Talvez por a paz ser um bem "recente e ainda muito instável", as pessoas "continuam a viver com muito medo, sobretudo nas regiões mais próximas da floresta de Sambisa", a uma meia centena de quilómetros a sudeste de Maiduguri, onde o Boko Haram se refugiou em fuga à contraofensiva da Força de Intervenção Conjunta (JTF, na sigla em inglês, composta por militares do Benim, Camarões, Chade, Níger e Nigéria), sobretudo a partir de 2016/17.

"No centro de Maiduguri e arredores temos uma paz relativa, por comparação com 2014. Mas muitas pessoas sentem que ainda não podem regressar às suas comunidades. Essa é a realidade, ainda que haja também muitas comunidades que começam a restabelecer-se, com as pessoas que estão a regressar e a refazer as suas vidas, como na zona de Damboa, a sul de Maiduguri, onde há já muitas casas reconstruídas, mercados e tudo o mais", disse.

A violência jihadista contra os cristãos tem-se mantido "em níveis críticos", de acordo com o relatório da AIS. A Nigéria é o país do mundo com o registo de mais cristãos mortos nos últimos anos. Há "relatos de 3.731 cristãos mortos em 2018", sublinha a fundação.

"Por vezes sentimos esse medo" de colocar as vestes e o colar de sacerdote, diz Gideon Obasogie, que em seguida dá o exemplo do seu superior: "O bispo Oliver Dashe Doeme anda sempre vestido com as vestes brancas com os botões vermelhos, que significam a prontidão para o martírio. Ele diz que está sempre pronto".

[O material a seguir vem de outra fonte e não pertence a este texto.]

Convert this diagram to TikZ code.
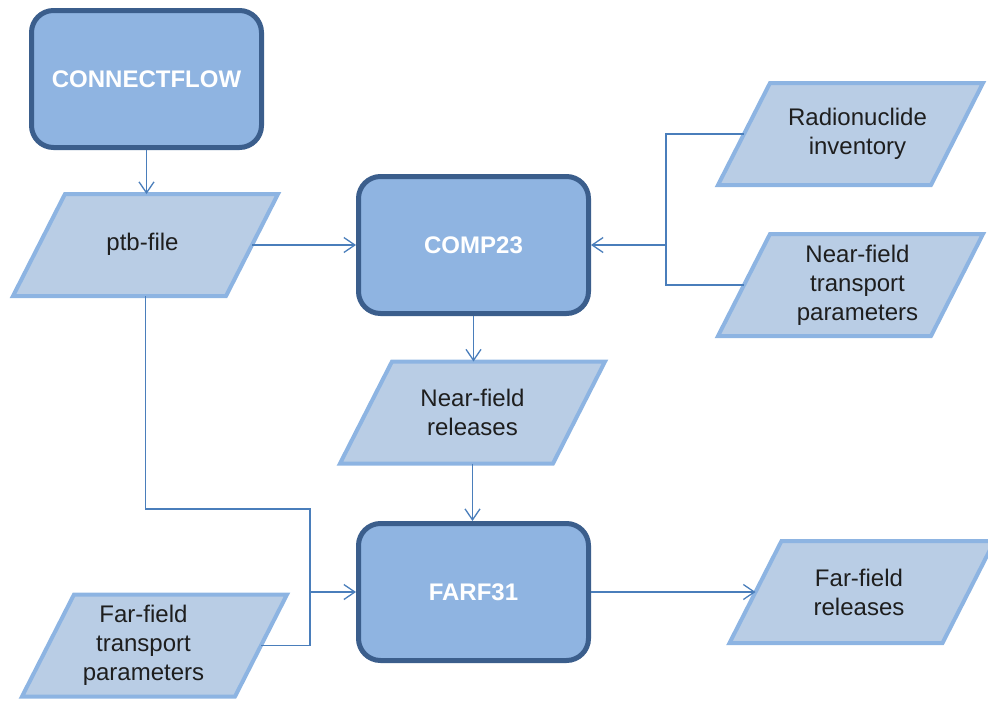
\documentclass[tikz,border=0pt]{standalone}
\usepackage{fontspec}
\setmainfont{Liberation Sans}
\usetikzlibrary{arrows.meta,backgrounds}
\definecolor{boxfill}{HTML}{8FB4E1}
\definecolor{boxline}{HTML}{3B5E8C}
\definecolor{datafill}{HTML}{B9CDE5}
\definecolor{dataline}{HTML}{8DB4E2}
\definecolor{connline}{HTML}{4A7EBB}
\definecolor{txt}{HTML}{1E1E1E}
\begin{document}
\begin{tikzpicture}[x=1pt,y=-1pt,
  proc/.style={draw=boxline, fill=boxfill, line width=5pt, rounded corners=22pt,
    minimum width=230pt, minimum height=137pt, text=white, inner sep=0pt,
    font=\fontsize{24}{29}\selectfont\bfseries},
  data/.style={rectangle, minimum width=213pt, minimum height=102pt,
    inner sep=0pt, outer sep=0pt,
    append after command={\pgfextra{\begin{pgfonlayer}{background}
      \draw[draw=dataline, fill=datafill, line width=4pt]
        ([xshift=26pt]\tikzlastnode.north west) -- ([xshift=26pt]\tikzlastnode.north east)
        -- ([xshift=-26pt]\tikzlastnode.south east) -- ([xshift=-26pt]\tikzlastnode.south west)
        -- cycle;
      \end{pgfonlayer}}}},
  dtext/.style={align=center, text=txt, inner sep=0pt,
    font=\fontsize{24}{29}\selectfont},
  conn/.style={draw=connline, line width=1.3pt},
  arr/.style={conn, -{Straight Barb[length=11pt,width=15pt]}}]
\useasboundingbox (0,0) rectangle (988,702);
\node[proc] (cf) at (146.5,79) {CONNECTFLOW};
\node[proc] (comp) at (473.5,245) {COMP23};
\node[proc] (farf) at (473.5,592) {FARF31};
\node[data, label={[dtext, xshift=-3pt, yshift=1pt]center:ptb-file}] (ptb) at (145.5,245) {};
\node[data, label={[dtext, xshift=7pt]center:Radionuclide\\inventory}] (rad) at (850.5,134) {};
\node[data, label={[dtext, xshift=7pt]center:Near-field\\transport\\parameters}] (nft) at (850.5,285) {};
\node[data, label={[dtext]center:Near-field\\releases}] (nfr) at (472.5,412.5) {};
\node[data, label={[dtext, xshift=-11pt]center:Far-field\\transport\\parameters}] (fft) at (154.5,645.5) {};
\node[data, label={[dtext, xshift=-3pt]center:Far-field\\releases}] (ffr) at (862,592) {};
\coordinate (bus) at (666,245);
\coordinate (j1) at (310,509);
\coordinate (j2) at (310,592);
\draw[arr] (cf.south) -- (cf.south |- ptb.north);
\draw[arr] (ptb.east) -- (comp.west);
\draw[conn] (rad.west) -| (bus) |- (nft.west);
\draw[arr] (bus) -- (comp.east);
\draw[arr] (comp.south) -- (comp.south |- nfr.north);
\draw[arr] (nfr.south) -- (nfr.south |- farf.north);
\draw[conn] (ptb.south) |- (j1) |- (fft.east);
\draw[arr] (j2) -- (farf.west);
\draw[arr] (farf.east) -- (ffr.west);
\end{tikzpicture}
\end{document}
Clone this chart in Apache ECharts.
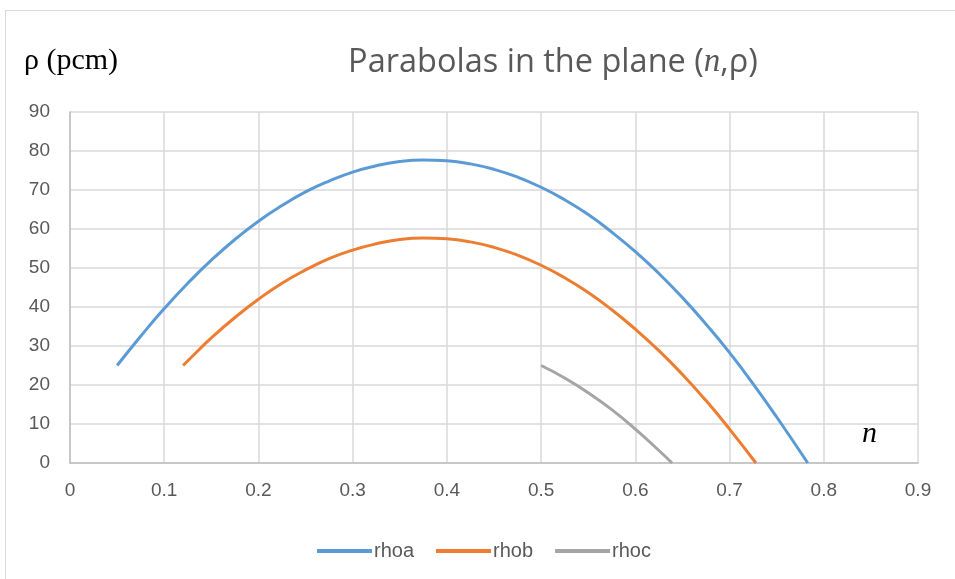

"Precisamos que o mundo saiba o que está a acontecer, a União Europeia, as Nações Unidas... Precisamos que saibam que as perseguições com base na religião não são restritas a cristão ou muçulmanos. Tem que haver liberdade para as práticas religiosas. As pessoas não deviam ser perseguidas por causa da religião. Deviam poder ter paz, sendo que a paz não é apenas a ausência de guerra, é também a certeza da justiça", afirmou Gideon Obasogie.